Member of Legislative Assembly Andhra Pradesh
- In office 2014–2019
- Preceded by: Dharmana Prasada Rao
- Succeeded by: Dharmana Prasada Rao
- Constituency: Srikakulam

Personal details
- Born: 1961 (age 64–65)
- Party: Telugu Desam Party (since 2014)
- Spouse: Gunda Appala Suryanarayana
- Parent: Nikku Appalaswamy Naidu (father);
- Occupation: Politician

= Gunda Lakshmi Devi =

Indian politician

Gunda Lakshmi Devi is an Indian politician from Andhra Pradesh. She is a former member of Andhra Pradesh Legislative Assembly representing Srikakulam Assembly constituency from 2014 to 2019. She was denied a ticket from TDP to contest the 2024 Assembly election.
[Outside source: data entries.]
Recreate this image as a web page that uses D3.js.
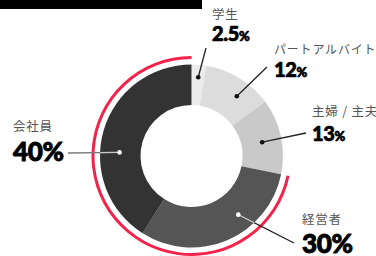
<!DOCTYPE html>
<html lang="ja">
<head>
<meta charset="UTF-8">
<title>Donut</title>
<script src="https://d3js.org/d3.v7.min.js"></script>
<style>
  html, body { margin: 0; padding: 0; background: #fff; }
  svg { display: block; }
</style>
</head>
<body>
<script>
// Data
const categories = ['学生', 'パートアルバイト', '主婦 / 主夫', '経営者', '会社員'];
const values = [2.5, 12, 13, 30, 40];
const valueLabels = ['2.5', '12', '13', '30', '40'];
const highlighted = ['経営者', '会社員'];

// Layout
const W = 376, H = 256;
const cx = 191.5, cy = 156;
const outerR = 91.5, innerR = 51;
const colors = ['#ebebeb', '#dcdcdc', '#c9c9c9', '#555555', '#333333'];

// label placement: text x, name baseline, value baseline, line end, dot spot inside slice
const labelLayout = [
  { x: 212, ny: 19,  vy: 41,  ex: 206, ey: 48,  f: 0.53, r: 79, big: false, dark: false },
  { x: 274, ny: 54,  vy: 77,  ex: 267, ey: 67,  f: 0.63, r: 75, big: false, dark: false },
  { x: 312, ny: 116, vy: 141, ex: 306, ey: 133, f: 0.53, r: 72, big: false, dark: false },
  { x: 302, ny: 224, vy: 253, ex: 294, ey: 243, f: 0.36, r: 75, big: true,  dark: true },
  { x: 13,  ny: 131, vy: 161, ex: 68,  ey: 153, f: 0.41, r: 72, big: true,  dark: true }
];

const svg = d3.select('body').append('svg')
  .attr('width', W).attr('height', H);

svg.append('rect').attr('width', W).attr('height', H).attr('fill', '#fff');

// black bar at top
svg.append('rect').attr('x', 0).attr('y', 0).attr('width', 202).attr('height', 9).attr('fill', '#000');

const pie = d3.pie().sort(null).value(d => d);
const arcs = pie(values);

const g = svg.append('g').attr('transform', `translate(${cx},${cy})`);

const arc = d3.arc().innerRadius(innerR).outerRadius(outerR);
g.selectAll('path.slice')
  .data(arcs)
  .enter().append('path')
  .attr('class', 'slice')
  .attr('d', arc)
  .attr('fill', (d, i) => colors[i]);

// red highlight arc around the highlighted slices
const hiArcs = arcs.filter((d, i) => highlighted.includes(categories[i]));
const redArc = d3.arc().innerRadius(97).outerRadius(100)
  .startAngle(d3.min(hiArcs, d => d.startAngle))
  .endAngle(d3.max(hiArcs, d => d.endAngle));
g.append('path').attr('d', redArc()).attr('fill', '#f4234a');

// clip for the part of leader lines lying on the ring
svg.append('clipPath').attr('id', 'ringClip')
  .append('circle').attr('cx', cx).attr('cy', cy).attr('r', outerR);

// leader lines, dots and labels
arcs.forEach((d, i) => {
  const L = labelLayout[i];
  const a = d.startAngle + (d.endAngle - d.startAngle) * L.f;
  const px = cx + L.r * Math.sin(a);
  const py = cy - L.r * Math.cos(a);

  svg.append('line')
    .attr('x1', px).attr('y1', py).attr('x2', L.ex).attr('y2', L.ey)
    .attr('stroke', i === 4 ? '#7a7a7a' : '#222')
    .attr('stroke-width', 1.3);

  if (L.dark) {
    svg.append('line')
      .attr('x1', px).attr('y1', py).attr('x2', L.ex).attr('y2', L.ey)
      .attr('clip-path', 'url(#ringClip)')
      .attr('stroke', '#c8c8c8')
      .attr('stroke-width', 1.3);
  }

  svg.append('circle')
    .attr('cx', px).attr('cy', py).attr('r', 2.3)
    .attr('fill', L.dark ? '#fff' : '#111');

  svg.append('text')
    .attr('x', L.x).attr('y', L.ny)
    .attr('font-family', '"Noto Sans CJK JP", "Noto Sans", sans-serif')
    .attr('font-size', i === 1 ? 12 : 12.5)
    .attr('letter-spacing', 0.8)
    .attr('fill', '#555')
    .text(categories[i]);

  const t = svg.append('text')
    .attr('x', L.x).attr('y', L.vy)
    .attr('font-family', 'Lato, "DejaVu Sans", sans-serif')
    .attr('font-weight', 900)
    .attr('font-size', L.big ? 26 : 20)
    .attr('letter-spacing', -0.3)
    .attr('fill', '#000')
    .attr('stroke', '#000')
    .attr('stroke-width', L.big ? 0.9 : 0.7)
    .attr('stroke-linejoin', 'round');
  t.append('tspan').text(valueLabels[i]);
  t.append('tspan').attr('font-size', L.big ? 26 : 13).text('%');
});
</script>
</body>
</html>
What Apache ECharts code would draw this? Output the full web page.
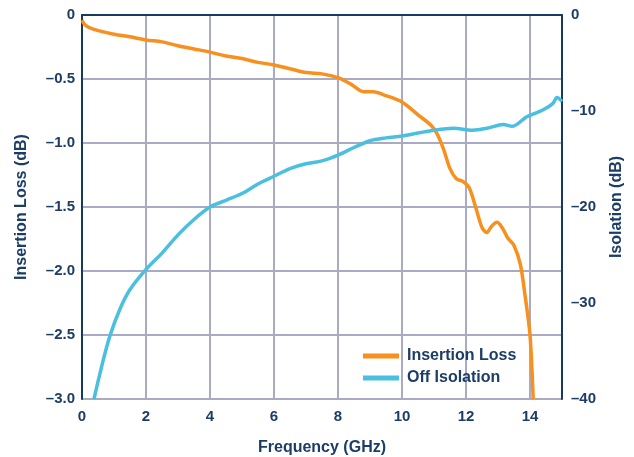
<!DOCTYPE html>
<html>
<head>
<meta charset="utf-8">
<script src="https://cdn.jsdelivr.net/npm/echarts@6/dist/echarts.min.js"></script>
<style>
  html, body { margin: 0; padding: 0; background: #fff; }
  #chart { width: 634px; height: 457px; }
</style>
</head>
<body>
<div id="chart"></div>
<script>
// insertion loss, [GHz, dB] (left axis)
const insertionLoss = [
  [0, -0.04], [0.1, -0.08], [0.35, -0.11], [1, -0.15], [1.5, -0.17],
  [2, -0.195], [2.5, -0.21], [3, -0.24], [3.5, -0.265], [4, -0.29],
  [4.5, -0.32], [5, -0.34], [5.5, -0.37], [6, -0.39], [6.5, -0.42],
  [7, -0.45], [7.5, -0.46], [8, -0.49], [8.4, -0.54], [8.8, -0.6],
  [9.1, -0.6], [9.5, -0.63], [10, -0.68], [10.5, -0.78], [10.9, -0.86],
  [11.1, -0.93], [11.3, -1.05], [11.5, -1.2], [11.7, -1.28], [11.9, -1.3],
  [12.1, -1.35], [12.3, -1.5], [12.5, -1.66], [12.65, -1.7], [12.8, -1.65],
  [12.97, -1.62], [13.15, -1.67], [13.3, -1.74], [13.5, -1.8], [13.7, -1.95],
  [13.85, -2.2], [14.0, -2.5], [14.1, -3.0]
];

// off isolation, [GHz, dB] (right axis)
const offIsolation = [
  [0.375, -40], [0.5, -38.2], [0.66, -36.0], [0.875, -33.4], [1.19, -30.6],
  [1.5, -28.6], [2, -26.5], [2.5, -24.8], [3, -22.9], [3.5, -21.3],
  [4, -20], [4.5, -19.3], [5, -18.6], [5.5, -17.6], [6, -16.8],
  [6.5, -16], [7, -15.5], [7.5, -15.2], [8, -14.6], [8.5, -13.8],
  [9, -13.1], [9.5, -12.8], [10, -12.6], [10.5, -12.3], [11, -12],
  [11.6, -11.8], [12.2, -12.0], [12.66, -11.8], [13.16, -11.4], [13.44, -11.6],
  [13.9, -10.6], [14.4, -9.9], [14.72, -9.2], [14.84, -8.6], [15, -9.0]
];

const seriesNames = ["Insertion Loss", "Off Isolation"];

const TEXT = "#1c3d66";
const AXIS = "#163a63";
const GRID = "#a9abc4";
const FONT = "Liberation Sans, Arial, sans-serif";

const dash = (v, digits) =>
  v === 0 ? "0" : "\u2013" + Math.abs(v).toFixed(digits);

const myChart = echarts.init(document.getElementById("chart"), null, { renderer: "canvas" });

const tickStyle = { color: TEXT, fontSize: 15, fontWeight: "bold", fontFamily: FONT };
const nameStyle = { color: TEXT, fontSize: 16, fontWeight: "bold", fontFamily: FONT };

myChart.setOption({
  animation: false,
  grid: { left: 82, right: 72, top: 15, bottom: 58, outerBoundsMode: "none" },
  legend: {
    orient: "vertical",
    left: 363,
    top: 348,
    padding: 0,
    itemWidth: 36,
    itemHeight: 5,
    itemGap: 6,
    icon: "rect",
    textStyle: { ...nameStyle, padding: [0, 0, 0, 3] },
    data: seriesNames
  },
  xAxis: {
    type: "value",
    min: 0,
    max: 15,
    interval: 2,
    name: "Frequency (GHz)",
    nameLocation: "middle",
    nameGap: 41,
    nameTextStyle: nameStyle,
    axisLine: { show: true, lineStyle: { color: AXIS, width: 2 } },
    axisTick: { show: false },
    axisLabel: { ...tickStyle, margin: 10, showMaxLabel: false },
    splitLine: { show: true, lineStyle: { color: GRID, width: 2 } }
  },
  yAxis: [
    {
      type: "value",
      min: -3,
      max: 0,
      interval: 0.5,
      name: "Insertion Loss (dB)",
      nameLocation: "middle",
      nameGap: 52,
      nameTextStyle: nameStyle,
      axisLine: { show: true, lineStyle: { color: AXIS, width: 2 } },
      axisTick: { show: false },
      axisLabel: { ...tickStyle, margin: 7, formatter: (v) => dash(v, 1) },
      splitLine: { show: true, lineStyle: { color: GRID, width: 2 } }
    },
    {
      type: "value",
      min: -40,
      max: 0,
      interval: 10,
      position: "right",
      name: "Isolation (dB)",
      nameLocation: "middle",
      nameGap: 47,
      nameRotate: 90,
      nameTextStyle: nameStyle,
      axisLine: { show: true, lineStyle: { color: AXIS, width: 2 } },
      axisTick: { show: false },
      axisLabel: { ...tickStyle, margin: 9, formatter: (v) => dash(v, 0) },
      splitLine: { show: false }
    }
  ],
  series: [
    {
      name: seriesNames[0],
      type: "line",
      yAxisIndex: 0,
      data: insertionLoss,
      smooth: 0.3,
      showSymbol: false,
      color: "#f7901e",
      lineStyle: { width: 3.5, color: "#f7901e" }
    },
    {
      name: seriesNames[1],
      type: "line",
      yAxisIndex: 1,
      data: offIsolation,
      smooth: 0.3,
      showSymbol: false,
      color: "#4bbfdf",
      lineStyle: { width: 3.5, color: "#4bbfdf" }
    }
  ]
});
</script>
</body>
</html>
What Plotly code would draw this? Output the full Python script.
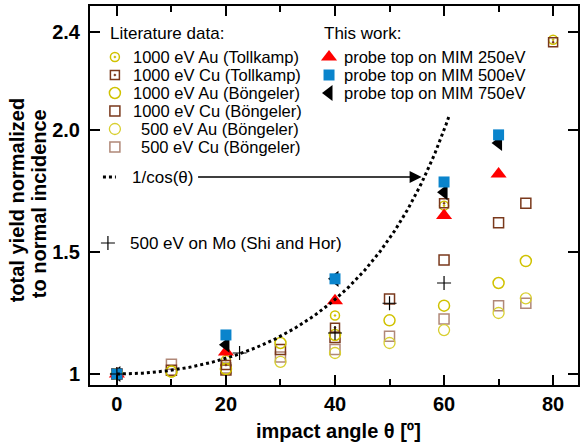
import numpy as np
import plotly.graph_objects as go

# ---------------- data ----------------
# Böngeler (1000 eV and 500 eV, Au and Cu)
ang_b = [0, 10, 20, 30, 40, 50, 60, 70, 75]
au1000_b = [1.0, 1.01, 1.02, 1.127, 1.16, 1.22, 1.28, 1.373, 1.463]
cu1000_b = [1.0, 1.015, 1.016, 1.10, 1.15, 1.307, 1.467, 1.62, 1.70]
au500_b = [1.0, 1.01, 1.02, 1.05, 1.086, 1.127, 1.18, 1.25, 1.31]
cu500_b = [1.0, 1.04, 1.025, 1.07, 1.10, 1.155, 1.225, 1.28, 1.29]

# Tollkamp (1000 eV)
ang_t = [0, 20, 40, 60, 80]
au1000_t = [1.0, 1.057, 1.24, 1.69, 2.37]
cu1000_t = [1.0, 1.037, 1.19, 1.70, 2.36]

# This work
ang_w = [0, 20, 40, 60, 70]
mim250 = [1.0, 1.09, 1.30, 1.65, 1.82]
mim500 = [1.0, 1.16, 1.39, 1.787, 1.98]
mim750 = [1.0, 1.12, 1.39, 1.745, 1.947]

# Shi and Hor, 500 eV on Mo
ang_mo = [0, 22.5, 40, 50, 60]
mo500 = [1.0, 1.086, 1.168, 1.29, 1.373]

# 1/cos(theta) reference curve
theta_max = 61
x_ticks = [0, 20, 40, 60, 80]
y_ticks = [1, 1.5, 2.0, 2.4]
y_ticktext = ["1", "1.5", "2.0", "2.4"]

# ---------------- styles ----------------
FONT = "Liberation Sans, Arial, Helvetica, sans-serif"
YEL = "#d0c200"
YEL2 = "#d8cf30"
BRN = "#7a391c"
BRN2 = "#b08878"
RED = "#ff0000"
BLUE = "#0a84cc"

st_au_t = dict(symbol="circle-open-dot", size=9, color=YEL, line=dict(width=1.5, color=YEL))
st_cu_t = dict(symbol="square-open-dot", size=9, color=BRN, line=dict(width=1.5, color=BRN))
st_au_b = dict(symbol="circle-open", size=11, color=YEL, line=dict(width=1.5, color=YEL))
st_cu_b = dict(symbol="square-open", size=10, color=BRN, line=dict(width=1.5, color=BRN))
st_au_5 = dict(symbol="circle-open", size=11, color=YEL2, line=dict(width=1.3, color=YEL2))
st_cu_5 = dict(symbol="square-open", size=10, color=BRN2, line=dict(width=1.5, color=BRN2))
st_250 = dict(symbol="triangle-up", size=14, color=RED, line=dict(width=0))
st_500 = dict(symbol="square", size=11, color=BLUE, line=dict(width=0))
st_750 = dict(symbol="triangle-left", size=14, color="black", line=dict(width=0))
st_mo = dict(symbol="cross-thin-open", size=10, color="black", line=dict(width=1.2, color="black"))

fig = go.Figure()

def add(x, y, st, xa="x", ya="y"):
    fig.add_trace(go.Scatter(x=x, y=y, mode="markers", marker=st, showlegend=False,
                             xaxis=xa, yaxis=ya, hoverinfo="skip"))

# literature
add(ang_b, cu500_b, st_cu_5)
add(ang_b, au500_b, st_au_5)
add(ang_b, cu1000_b, st_cu_b)
add(ang_b, au1000_b, st_au_b)
add(ang_t, au1000_t, st_au_t)
add(ang_t, cu1000_t, st_cu_t)
# this work
add(ang_w, mim250, st_250)
add(ang_w, mim750, st_750)
add(ang_w, mim500, st_500)
# 1/cos curve
th = np.linspace(0, theta_max, 300)
fig.add_trace(go.Scatter(x=th, y=1 / np.cos(np.radians(th)), mode="lines",
                         line=dict(color="black", width=3, dash="3px,3px"),
                         showlegend=False, hoverinfo="skip"))
add(ang_mo, mo500, st_mo)

# ---------------- legend (pixel overlay axes) ----------------
L, R, T, B = 90, 580, 6, 385
lit_styles = [st_au_t, st_cu_t, st_au_b, st_cu_b, st_au_5, st_cu_5]
lit_labels = ["1000 eV Au (Tollkamp)", "1000 eV Cu (Tollkamp)", "1000 eV Au (Böngeler)",
              "1000 eV Cu (Böngeler)", "500 eV Au (Böngeler)", "500 eV Cu (Böngeler)"]
work_styles = [st_250, st_500, st_750]
work_labels = ["probe top on MIM 250eV", "probe top on MIM 500eV", "probe top on MIM 750eV"]
row0, drow = 57, 18

annots = []
def txt(x, y, s, size=17, bold=False, xanchor="left", angle=0, xref="x2", yref="y2"):
    annots.append(dict(x=x, y=y, xref=xref, yref=yref, text=("<b>%s</b>" % s) if bold else s,
                       showarrow=False, xanchor=xanchor, yanchor="middle", textangle=angle,
                       font=dict(family=FONT, size=size, color="black")))

txt(108, 33, "Literature data:")
for i, (st, lab) in enumerate(zip(lit_styles, lit_labels)):
    yy = row0 + i * drow
    add([115], [yy], st, "x2", "y2")
    txt(139 if lab.startswith("500") else 131, yy, lab, size=16.5)

txt(323, 33, "This work:")
for i, (st, lab) in enumerate(zip(work_styles, work_labels)):
    yy = row0 + i * drow
    add([330], [yy], st, "x2", "y2")
    txt(343, yy, lab, size=16.5)

fig.add_trace(go.Scatter(x=[103, 116], y=[177, 177], mode="lines", xaxis="x2", yaxis="y2",
                         line=dict(color="black", width=3, dash="3px,3px"), showlegend=False,
                         hoverinfo="skip"))
txt(130, 177, "1/cos(θ)")
annots.append(dict(x=423, y=177, xref="x2", yref="y2", ax=197, ay=177, axref="x2", ayref="y2",
                   text="", showarrow=True, arrowhead=2, arrowsize=1.6, arrowwidth=1.5,
                   arrowcolor="black", standoff=0))
add([108], [243], st_mo, "x2", "y2")
txt(128, 243, "500 eV on Mo (Shi and Hor)")

# axis titles
def px2p(px): return (px - L) / (R - L)
def py2p(py): return (B - py) / (B - T)
txt(px2p(17), py2p(200), "total yield normalized", size=20, bold=True, xanchor="center",
    angle=-90, xref="paper", yref="paper")
txt(px2p(39), py2p(204), "to normal incidence", size=20, bold=True, xanchor="center",
    angle=-90, xref="paper", yref="paper")
txt(px2p(340), py2p(431), "impact angle θ [º]", size=20, bold=True, xanchor="center",
    xref="paper", yref="paper")

axis_common = dict(showline=True, linewidth=2, linecolor="black", mirror="ticks",
                   ticks="inside", ticklen=10, tickwidth=2, tickcolor="black",
                   showgrid=False, zeroline=False,
                   tickfont=dict(family=FONT, size=20, color="black", weight="bold"))

x0 = -(117 - L) / 5.475
x1 = (R - 117) / 5.475
y0 = 1 - (B - 374) / 244
y1 = 1 + (374 - T) / 244

fig.update_layout(
    width=582, height=444, margin=dict(l=L, r=582 - R, t=T, b=444 - B),
    paper_bgcolor="white", plot_bgcolor="white",
    xaxis=dict(range=[x0, x1], tickvals=x_ticks,
               minor=dict(dtick=10, ticks="inside", ticklen=6, tickwidth=2, tickcolor="black"),
               **axis_common),
    yaxis=dict(range=[y0, y1], tickvals=y_ticks, ticktext=y_ticktext, ticklabelstandoff=4,
               **axis_common),
    xaxis2=dict(overlaying="x", range=[L, R], visible=False, anchor="y2"),
    yaxis2=dict(overlaying="y", range=[B, T], visible=False, anchor="x2"),
    annotations=annots,
    showlegend=False,
)

fig.write_html("out.html")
Following the decision of the Party, her followers burnt the flags and literature of TDP. She said she would contest as an independent candidate.

== Early life ==
Devi is from Srikakulam. She is from Velama community. After her husband, Gunda Appala Suryanarayana's, she entered politics and made her debut in the 2014 elections. Her son is resides in the United States.

== Career ==
Devi won the 2014 Andhra Pradesh Legislative Assembly election on Telugu Desam Party ticket defeating Dharmana Prasada Rao of YSR Congress Party by a margin of 24,131 votes.

Earlier, she served as Srikakulam Municipality vice chairperson and chairperson.